Your task is to extract every line from the material below exactly.

§ Dataset extract:
........

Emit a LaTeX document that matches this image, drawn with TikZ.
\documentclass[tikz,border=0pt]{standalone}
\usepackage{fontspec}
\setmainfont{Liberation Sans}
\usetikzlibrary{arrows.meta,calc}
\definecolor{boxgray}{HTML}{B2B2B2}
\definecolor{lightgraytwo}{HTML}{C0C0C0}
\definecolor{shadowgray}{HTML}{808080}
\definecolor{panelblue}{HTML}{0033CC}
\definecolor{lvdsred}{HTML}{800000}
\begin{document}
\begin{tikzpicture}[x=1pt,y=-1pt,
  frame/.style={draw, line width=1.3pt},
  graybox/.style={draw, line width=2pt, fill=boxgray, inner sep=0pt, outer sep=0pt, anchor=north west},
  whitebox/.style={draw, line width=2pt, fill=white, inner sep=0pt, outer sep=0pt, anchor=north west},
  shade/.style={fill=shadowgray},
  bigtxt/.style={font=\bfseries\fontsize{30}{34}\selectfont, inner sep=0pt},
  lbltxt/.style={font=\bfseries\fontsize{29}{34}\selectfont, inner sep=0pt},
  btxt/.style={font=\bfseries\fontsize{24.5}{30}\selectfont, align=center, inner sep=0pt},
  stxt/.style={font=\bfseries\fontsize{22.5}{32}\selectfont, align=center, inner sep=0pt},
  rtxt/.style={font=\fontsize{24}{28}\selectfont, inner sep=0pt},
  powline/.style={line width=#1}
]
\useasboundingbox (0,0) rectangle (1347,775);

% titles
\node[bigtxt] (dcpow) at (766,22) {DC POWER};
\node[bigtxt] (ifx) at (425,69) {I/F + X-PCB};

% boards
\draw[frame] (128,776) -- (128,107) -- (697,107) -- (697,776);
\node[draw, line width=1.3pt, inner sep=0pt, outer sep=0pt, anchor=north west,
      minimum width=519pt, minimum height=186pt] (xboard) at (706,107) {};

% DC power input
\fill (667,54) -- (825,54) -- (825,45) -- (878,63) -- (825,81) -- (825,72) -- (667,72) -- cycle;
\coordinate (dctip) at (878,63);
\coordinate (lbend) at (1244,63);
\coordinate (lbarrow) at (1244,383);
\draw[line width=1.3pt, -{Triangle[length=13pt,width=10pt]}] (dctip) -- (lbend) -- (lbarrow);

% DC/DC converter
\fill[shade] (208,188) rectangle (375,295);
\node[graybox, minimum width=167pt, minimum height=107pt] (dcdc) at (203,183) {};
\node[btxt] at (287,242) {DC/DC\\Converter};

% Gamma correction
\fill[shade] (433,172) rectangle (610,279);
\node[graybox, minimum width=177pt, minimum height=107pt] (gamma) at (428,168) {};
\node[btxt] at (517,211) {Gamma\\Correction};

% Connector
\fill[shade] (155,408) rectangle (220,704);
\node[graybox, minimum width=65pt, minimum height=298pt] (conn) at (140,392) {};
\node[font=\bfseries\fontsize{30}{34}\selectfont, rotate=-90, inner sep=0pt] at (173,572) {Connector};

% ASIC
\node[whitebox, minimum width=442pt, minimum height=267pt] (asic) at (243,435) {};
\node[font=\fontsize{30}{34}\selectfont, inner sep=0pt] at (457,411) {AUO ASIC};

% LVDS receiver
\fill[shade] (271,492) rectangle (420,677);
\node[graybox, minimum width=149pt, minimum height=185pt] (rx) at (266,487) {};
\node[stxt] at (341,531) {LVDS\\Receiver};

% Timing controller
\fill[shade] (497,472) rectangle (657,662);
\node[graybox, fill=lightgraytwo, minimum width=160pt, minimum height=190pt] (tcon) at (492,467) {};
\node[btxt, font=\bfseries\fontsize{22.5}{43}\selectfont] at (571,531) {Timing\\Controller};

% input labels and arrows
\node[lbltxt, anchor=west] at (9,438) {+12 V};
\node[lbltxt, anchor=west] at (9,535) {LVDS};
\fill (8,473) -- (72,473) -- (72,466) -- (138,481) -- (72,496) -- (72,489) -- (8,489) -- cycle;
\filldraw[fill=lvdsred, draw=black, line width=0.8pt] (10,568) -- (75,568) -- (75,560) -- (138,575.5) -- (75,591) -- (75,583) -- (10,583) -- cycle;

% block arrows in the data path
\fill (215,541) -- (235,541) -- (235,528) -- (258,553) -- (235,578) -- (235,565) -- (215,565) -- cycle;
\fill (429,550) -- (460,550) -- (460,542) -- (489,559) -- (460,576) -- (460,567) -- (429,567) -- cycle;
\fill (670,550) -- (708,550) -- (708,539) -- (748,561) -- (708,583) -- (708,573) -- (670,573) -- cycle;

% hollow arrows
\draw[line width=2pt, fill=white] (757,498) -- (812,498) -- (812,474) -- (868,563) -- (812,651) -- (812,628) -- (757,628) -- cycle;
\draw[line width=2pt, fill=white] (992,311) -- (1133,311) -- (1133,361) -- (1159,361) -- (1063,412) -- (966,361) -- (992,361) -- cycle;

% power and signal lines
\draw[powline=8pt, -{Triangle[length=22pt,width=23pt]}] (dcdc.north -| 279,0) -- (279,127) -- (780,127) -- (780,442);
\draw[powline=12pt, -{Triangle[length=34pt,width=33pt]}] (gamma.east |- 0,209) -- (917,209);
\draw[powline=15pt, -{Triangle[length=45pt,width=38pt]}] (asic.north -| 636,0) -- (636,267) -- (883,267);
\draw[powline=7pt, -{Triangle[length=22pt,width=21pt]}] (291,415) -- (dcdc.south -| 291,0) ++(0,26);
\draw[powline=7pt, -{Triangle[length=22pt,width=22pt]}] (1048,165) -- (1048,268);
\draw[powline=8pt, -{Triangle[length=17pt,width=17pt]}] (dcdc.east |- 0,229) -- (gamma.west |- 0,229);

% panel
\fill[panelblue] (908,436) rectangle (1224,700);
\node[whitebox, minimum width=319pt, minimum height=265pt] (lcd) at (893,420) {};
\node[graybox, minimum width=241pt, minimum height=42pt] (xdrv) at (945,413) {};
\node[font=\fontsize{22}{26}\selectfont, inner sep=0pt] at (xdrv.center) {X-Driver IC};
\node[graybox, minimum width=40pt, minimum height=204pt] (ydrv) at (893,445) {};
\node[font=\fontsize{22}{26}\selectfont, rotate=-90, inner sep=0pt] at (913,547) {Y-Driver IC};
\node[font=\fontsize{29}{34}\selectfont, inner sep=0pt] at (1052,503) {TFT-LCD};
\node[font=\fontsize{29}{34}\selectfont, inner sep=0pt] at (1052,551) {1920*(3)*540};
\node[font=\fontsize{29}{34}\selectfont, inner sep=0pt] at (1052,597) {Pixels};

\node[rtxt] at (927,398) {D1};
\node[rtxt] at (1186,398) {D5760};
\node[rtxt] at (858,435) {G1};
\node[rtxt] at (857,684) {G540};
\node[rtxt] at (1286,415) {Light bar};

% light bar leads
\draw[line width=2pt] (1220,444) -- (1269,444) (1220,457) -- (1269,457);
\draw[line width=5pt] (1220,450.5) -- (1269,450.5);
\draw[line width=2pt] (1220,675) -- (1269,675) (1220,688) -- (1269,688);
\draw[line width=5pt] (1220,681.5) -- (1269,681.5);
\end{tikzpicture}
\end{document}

........

§ Answer:
Emit a LaTeX document that matches this image, drawn with TikZ.
\documentclass[tikz,border=0pt]{standalone}
\usepackage{fontspec}
\setmainfont{Liberation Sans}
\usetikzlibrary{arrows.meta,calc}
\definecolor{boxgray}{HTML}{B2B2B2}
\definecolor{lightgraytwo}{HTML}{C0C0C0}
\definecolor{shadowgray}{HTML}{808080}
\definecolor{panelblue}{HTML}{0033CC}
\definecolor{lvdsred}{HTML}{800000}
\begin{document}
\begin{tikzpicture}[x=1pt,y=-1pt,
  frame/.style={draw, line width=1.3pt},
  graybox/.style={draw, line width=2pt, fill=boxgray, inner sep=0pt, outer sep=0pt, anchor=north west},
  whitebox/.style={draw, line width=2pt, fill=white, inner sep=0pt, outer sep=0pt, anchor=north west},
  shade/.style={fill=shadowgray},
  bigtxt/.style={font=\bfseries\fontsize{30}{34}\selectfont, inner sep=0pt},
  lbltxt/.style={font=\bfseries\fontsize{29}{34}\selectfont, inner sep=0pt},
  btxt/.style={font=\bfseries\fontsize{24.5}{30}\selectfont, align=center, inner sep=0pt},
  stxt/.style={font=\bfseries\fontsize{22.5}{32}\selectfont, align=center, inner sep=0pt},
  rtxt/.style={font=\fontsize{24}{28}\selectfont, inner sep=0pt},
  powline/.style={line width=#1}
]
\useasboundingbox (0,0) rectangle (1347,775);

% titles
\node[bigtxt] (dcpow) at (766,22) {DC POWER};
\node[bigtxt] (ifx) at (425,69) {I/F + X-PCB};

% boards
\draw[frame] (128,776) -- (128,107) -- (697,107) -- (697,776);
\node[draw, line width=1.3pt, inner sep=0pt, outer sep=0pt, anchor=north west,
      minimum width=519pt, minimum height=186pt] (xboard) at (706,107) {};

% DC power input
\fill (667,54) -- (825,54) -- (825,45) -- (878,63) -- (825,81) -- (825,72) -- (667,72) -- cycle;
\coordinate (dctip) at (878,63);
\coordinate (lbend) at (1244,63);
\coordinate (lbarrow) at (1244,383);
\draw[line width=1.3pt, -{Triangle[length=13pt,width=10pt]}] (dctip) -- (lbend) -- (lbarrow);

% DC/DC converter
\fill[shade] (208,188) rectangle (375,295);
\node[graybox, minimum width=167pt, minimum height=107pt] (dcdc) at (203,183) {};
\node[btxt] at (287,242) {DC/DC\\Converter};

% Gamma correction
\fill[shade] (433,172) rectangle (610,279);
\node[graybox, minimum width=177pt, minimum height=107pt] (gamma) at (428,168) {};
\node[btxt] at (517,211) {Gamma\\Correction};

% Connector
\fill[shade] (155,408) rectangle (220,704);
\node[graybox, minimum width=65pt, minimum height=298pt] (conn) at (140,392) {};
\node[font=\bfseries\fontsize{30}{34}\selectfont, rotate=-90, inner sep=0pt] at (173,572) {Connector};

% ASIC
\node[whitebox, minimum width=442pt, minimum height=267pt] (asic) at (243,435) {};
\node[font=\fontsize{30}{34}\selectfont, inner sep=0pt] at (457,411) {AUO ASIC};

% LVDS receiver
\fill[shade] (271,492) rectangle (420,677);
\node[graybox, minimum width=149pt, minimum height=185pt] (rx) at (266,487) {};
\node[stxt] at (341,531) {LVDS\\Receiver};

% Timing controller
\fill[shade] (497,472) rectangle (657,662);
\node[graybox, fill=lightgraytwo, minimum width=160pt, minimum height=190pt] (tcon) at (492,467) {};
\node[btxt, font=\bfseries\fontsize{22.5}{43}\selectfont] at (571,531) {Timing\\Controller};

% input labels and arrows
\node[lbltxt, anchor=west] at (9,438) {+12 V};
\node[lbltxt, anchor=west] at (9,535) {LVDS};
\fill (8,473) -- (72,473) -- (72,466) -- (138,481) -- (72,496) -- (72,489) -- (8,489) -- cycle;
\filldraw[fill=lvdsred, draw=black, line width=0.8pt] (10,568) -- (75,568) -- (75,560) -- (138,575.5) -- (75,591) -- (75,583) -- (10,583) -- cycle;

% block arrows in the data path
\fill (215,541) -- (235,541) -- (235,528) -- (258,553) -- (235,578) -- (235,565) -- (215,565) -- cycle;
\fill (429,550) -- (460,550) -- (460,542) -- (489,559) -- (460,576) -- (460,567) -- (429,567) -- cycle;
\fill (670,550) -- (708,550) -- (708,539) -- (748,561) -- (708,583) -- (708,573) -- (670,573) -- cycle;

% hollow arrows
\draw[line width=2pt, fill=white] (757,498) -- (812,498) -- (812,474) -- (868,563) -- (812,651) -- (812,628) -- (757,628) -- cycle;
\draw[line width=2pt, fill=white] (992,311) -- (1133,311) -- (1133,361) -- (1159,361) -- (1063,412) -- (966,361) -- (992,361) -- cycle;

% power and signal lines
\draw[powline=8pt, -{Triangle[length=22pt,width=23pt]}] (dcdc.north -| 279,0) -- (279,127) -- (780,127) -- (780,442);
\draw[powline=12pt, -{Triangle[length=34pt,width=33pt]}] (gamma.east |- 0,209) -- (917,209);
\draw[powline=15pt, -{Triangle[length=45pt,width=38pt]}] (asic.north -| 636,0) -- (636,267) -- (883,267);
\draw[powline=7pt, -{Triangle[length=22pt,width=21pt]}] (291,415) -- (dcdc.south -| 291,0) ++(0,26);
\draw[powline=7pt, -{Triangle[length=22pt,width=22pt]}] (1048,165) -- (1048,268);
\draw[powline=8pt, -{Triangle[length=17pt,width=17pt]}] (dcdc.east |- 0,229) -- (gamma.west |- 0,229);

% panel
\fill[panelblue] (908,436) rectangle (1224,700);
\node[whitebox, minimum width=319pt, minimum height=265pt] (lcd) at (893,420) {};
\node[graybox, minimum width=241pt, minimum height=42pt] (xdrv) at (945,413) {};
\node[font=\fontsize{22}{26}\selectfont, inner sep=0pt] at (xdrv.center) {X-Driver IC};
\node[graybox, minimum width=40pt, minimum height=204pt] (ydrv) at (893,445) {};
\node[font=\fontsize{22}{26}\selectfont, rotate=-90, inner sep=0pt] at (913,547) {Y-Driver IC};
\node[font=\fontsize{29}{34}\selectfont, inner sep=0pt] at (1052,503) {TFT-LCD};
\node[font=\fontsize{29}{34}\selectfont, inner sep=0pt] at (1052,551) {1920*(3)*540};
\node[font=\fontsize{29}{34}\selectfont, inner sep=0pt] at (1052,597) {Pixels};

\node[rtxt] at (927,398) {D1};
\node[rtxt] at (1186,398) {D5760};
\node[rtxt] at (858,435) {G1};
\node[rtxt] at (857,684) {G540};
\node[rtxt] at (1286,415) {Light bar};

% light bar leads
\draw[line width=2pt] (1220,444) -- (1269,444) (1220,457) -- (1269,457);
\draw[line width=5pt] (1220,450.5) -- (1269,450.5);
\draw[line width=2pt] (1220,675) -- (1269,675) (1220,688) -- (1269,688);
\draw[line width=5pt] (1220,681.5) -- (1269,681.5);
\end{tikzpicture}
\end{document}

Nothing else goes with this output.